**Task to complete:**
Reproduce all of the data below without alteration; exclude every picture.
-- Start Collected data --
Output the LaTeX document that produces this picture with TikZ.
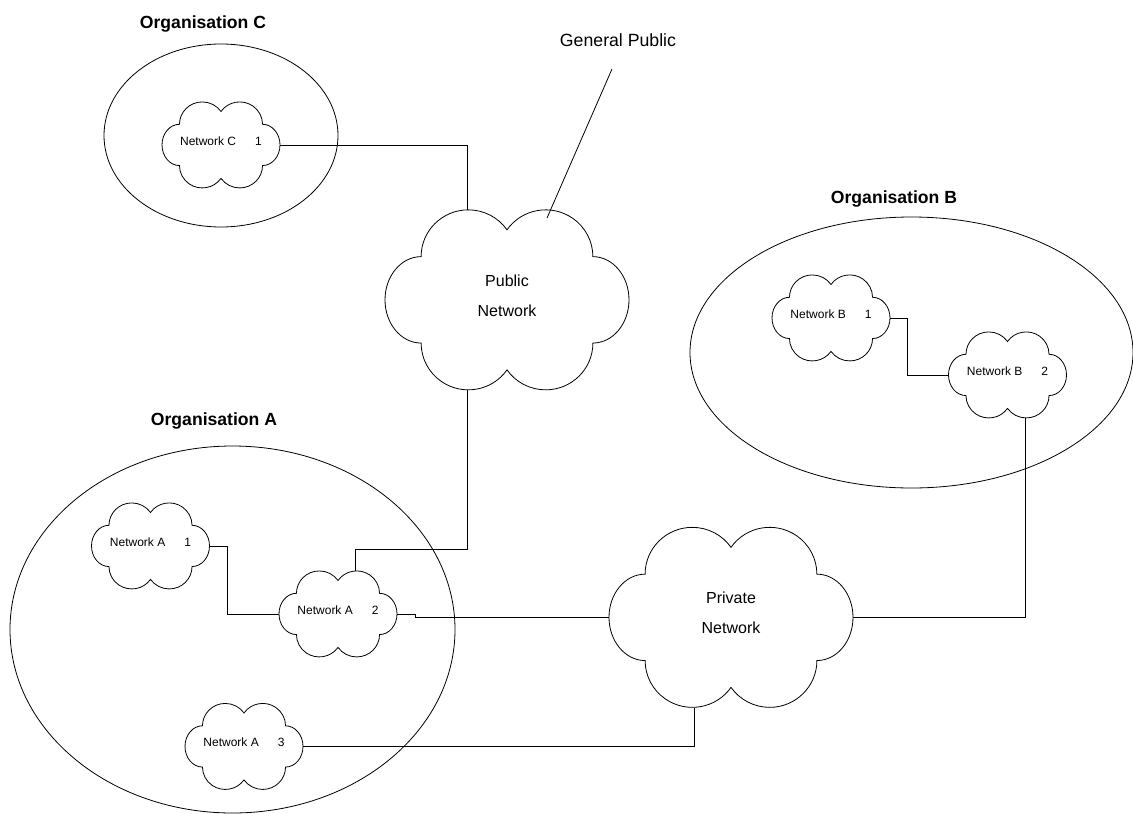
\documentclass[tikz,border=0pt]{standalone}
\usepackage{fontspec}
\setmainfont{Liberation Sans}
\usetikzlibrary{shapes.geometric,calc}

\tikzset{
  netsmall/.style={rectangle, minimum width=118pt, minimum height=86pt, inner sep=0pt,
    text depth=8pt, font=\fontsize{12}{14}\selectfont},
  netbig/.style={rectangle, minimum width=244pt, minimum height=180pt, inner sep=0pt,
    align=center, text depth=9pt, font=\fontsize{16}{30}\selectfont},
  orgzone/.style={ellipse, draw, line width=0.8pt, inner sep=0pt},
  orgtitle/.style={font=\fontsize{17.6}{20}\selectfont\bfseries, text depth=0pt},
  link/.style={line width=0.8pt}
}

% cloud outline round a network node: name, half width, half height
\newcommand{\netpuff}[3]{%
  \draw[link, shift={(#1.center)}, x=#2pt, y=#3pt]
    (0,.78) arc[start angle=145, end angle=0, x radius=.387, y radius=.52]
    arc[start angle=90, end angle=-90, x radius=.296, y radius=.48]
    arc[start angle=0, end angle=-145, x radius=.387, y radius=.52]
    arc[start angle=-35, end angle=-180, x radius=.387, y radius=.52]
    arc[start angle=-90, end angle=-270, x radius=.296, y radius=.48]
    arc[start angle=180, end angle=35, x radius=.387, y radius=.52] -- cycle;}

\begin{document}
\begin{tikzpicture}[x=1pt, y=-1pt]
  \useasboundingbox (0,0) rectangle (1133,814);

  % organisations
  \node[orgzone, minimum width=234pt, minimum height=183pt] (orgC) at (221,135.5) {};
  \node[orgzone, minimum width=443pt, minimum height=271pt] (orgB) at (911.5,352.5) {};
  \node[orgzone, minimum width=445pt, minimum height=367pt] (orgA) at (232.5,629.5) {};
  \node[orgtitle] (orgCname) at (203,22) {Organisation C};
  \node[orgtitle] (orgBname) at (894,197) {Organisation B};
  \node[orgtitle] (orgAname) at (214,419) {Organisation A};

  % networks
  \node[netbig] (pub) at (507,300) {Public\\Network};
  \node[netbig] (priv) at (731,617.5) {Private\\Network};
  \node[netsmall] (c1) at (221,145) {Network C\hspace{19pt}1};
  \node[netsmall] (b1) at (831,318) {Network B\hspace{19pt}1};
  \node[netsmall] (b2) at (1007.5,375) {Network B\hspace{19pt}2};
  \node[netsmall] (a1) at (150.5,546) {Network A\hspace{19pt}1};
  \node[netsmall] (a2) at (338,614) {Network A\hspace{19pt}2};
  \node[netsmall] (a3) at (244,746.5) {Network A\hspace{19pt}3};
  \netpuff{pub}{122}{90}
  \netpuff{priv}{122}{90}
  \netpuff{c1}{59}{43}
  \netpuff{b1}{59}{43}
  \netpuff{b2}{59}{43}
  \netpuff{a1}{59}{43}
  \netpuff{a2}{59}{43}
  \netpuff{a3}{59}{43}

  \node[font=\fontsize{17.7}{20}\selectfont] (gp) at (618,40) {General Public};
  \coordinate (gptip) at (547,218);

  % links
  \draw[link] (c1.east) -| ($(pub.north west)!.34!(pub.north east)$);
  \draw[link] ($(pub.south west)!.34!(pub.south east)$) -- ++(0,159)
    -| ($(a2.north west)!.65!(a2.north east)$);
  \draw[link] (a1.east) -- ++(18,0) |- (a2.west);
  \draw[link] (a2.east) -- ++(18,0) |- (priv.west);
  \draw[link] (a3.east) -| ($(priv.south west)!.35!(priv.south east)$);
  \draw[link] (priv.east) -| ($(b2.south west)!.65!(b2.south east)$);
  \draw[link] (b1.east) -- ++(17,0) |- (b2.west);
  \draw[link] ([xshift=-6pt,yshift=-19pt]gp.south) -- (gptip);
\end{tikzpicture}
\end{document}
-- End Collected data --
**Output for this task:**
Output the LaTeX document that produces this picture with TikZ.
\documentclass[tikz,border=0pt]{standalone}
\usepackage{fontspec}
\setmainfont{Liberation Sans}
\usetikzlibrary{shapes.geometric,calc}

\tikzset{
  netsmall/.style={rectangle, minimum width=118pt, minimum height=86pt, inner sep=0pt,
    text depth=8pt, font=\fontsize{12}{14}\selectfont},
  netbig/.style={rectangle, minimum width=244pt, minimum height=180pt, inner sep=0pt,
    align=center, text depth=9pt, font=\fontsize{16}{30}\selectfont},
  orgzone/.style={ellipse, draw, line width=0.8pt, inner sep=0pt},
  orgtitle/.style={font=\fontsize{17.6}{20}\selectfont\bfseries, text depth=0pt},
  link/.style={line width=0.8pt}
}

% cloud outline round a network node: name, half width, half height
\newcommand{\netpuff}[3]{%
  \draw[link, shift={(#1.center)}, x=#2pt, y=#3pt]
    (0,.78) arc[start angle=145, end angle=0, x radius=.387, y radius=.52]
    arc[start angle=90, end angle=-90, x radius=.296, y radius=.48]
    arc[start angle=0, end angle=-145, x radius=.387, y radius=.52]
    arc[start angle=-35, end angle=-180, x radius=.387, y radius=.52]
    arc[start angle=-90, end angle=-270, x radius=.296, y radius=.48]
    arc[start angle=180, end angle=35, x radius=.387, y radius=.52] -- cycle;}

\begin{document}
\begin{tikzpicture}[x=1pt, y=-1pt]
  \useasboundingbox (0,0) rectangle (1133,814);

  % organisations
  \node[orgzone, minimum width=234pt, minimum height=183pt] (orgC) at (221,135.5) {};
  \node[orgzone, minimum width=443pt, minimum height=271pt] (orgB) at (911.5,352.5) {};
  \node[orgzone, minimum width=445pt, minimum height=367pt] (orgA) at (232.5,629.5) {};
  \node[orgtitle] (orgCname) at (203,22) {Organisation C};
  \node[orgtitle] (orgBname) at (894,197) {Organisation B};
  \node[orgtitle] (orgAname) at (214,419) {Organisation A};

  % networks
  \node[netbig] (pub) at (507,300) {Public\\Network};
  \node[netbig] (priv) at (731,617.5) {Private\\Network};
  \node[netsmall] (c1) at (221,145) {Network C\hspace{19pt}1};
  \node[netsmall] (b1) at (831,318) {Network B\hspace{19pt}1};
  \node[netsmall] (b2) at (1007.5,375) {Network B\hspace{19pt}2};
  \node[netsmall] (a1) at (150.5,546) {Network A\hspace{19pt}1};
  \node[netsmall] (a2) at (338,614) {Network A\hspace{19pt}2};
  \node[netsmall] (a3) at (244,746.5) {Network A\hspace{19pt}3};
  \netpuff{pub}{122}{90}
  \netpuff{priv}{122}{90}
  \netpuff{c1}{59}{43}
  \netpuff{b1}{59}{43}
  \netpuff{b2}{59}{43}
  \netpuff{a1}{59}{43}
  \netpuff{a2}{59}{43}
  \netpuff{a3}{59}{43}

  \node[font=\fontsize{17.7}{20}\selectfont] (gp) at (618,40) {General Public};
  \coordinate (gptip) at (547,218);

  % links
  \draw[link] (c1.east) -| ($(pub.north west)!.34!(pub.north east)$);
  \draw[link] ($(pub.south west)!.34!(pub.south east)$) -- ++(0,159)
    -| ($(a2.north west)!.65!(a2.north east)$);
  \draw[link] (a1.east) -- ++(18,0) |- (a2.west);
  \draw[link] (a2.east) -- ++(18,0) |- (priv.west);
  \draw[link] (a3.east) -| ($(priv.south west)!.35!(priv.south east)$);
  \draw[link] (priv.east) -| ($(b2.south west)!.65!(b2.south east)$);
  \draw[link] (b1.east) -- ++(17,0) |- (b2.west);
  \draw[link] ([xshift=-6pt,yshift=-19pt]gp.south) -- (gptip);
\end{tikzpicture}
\end{document}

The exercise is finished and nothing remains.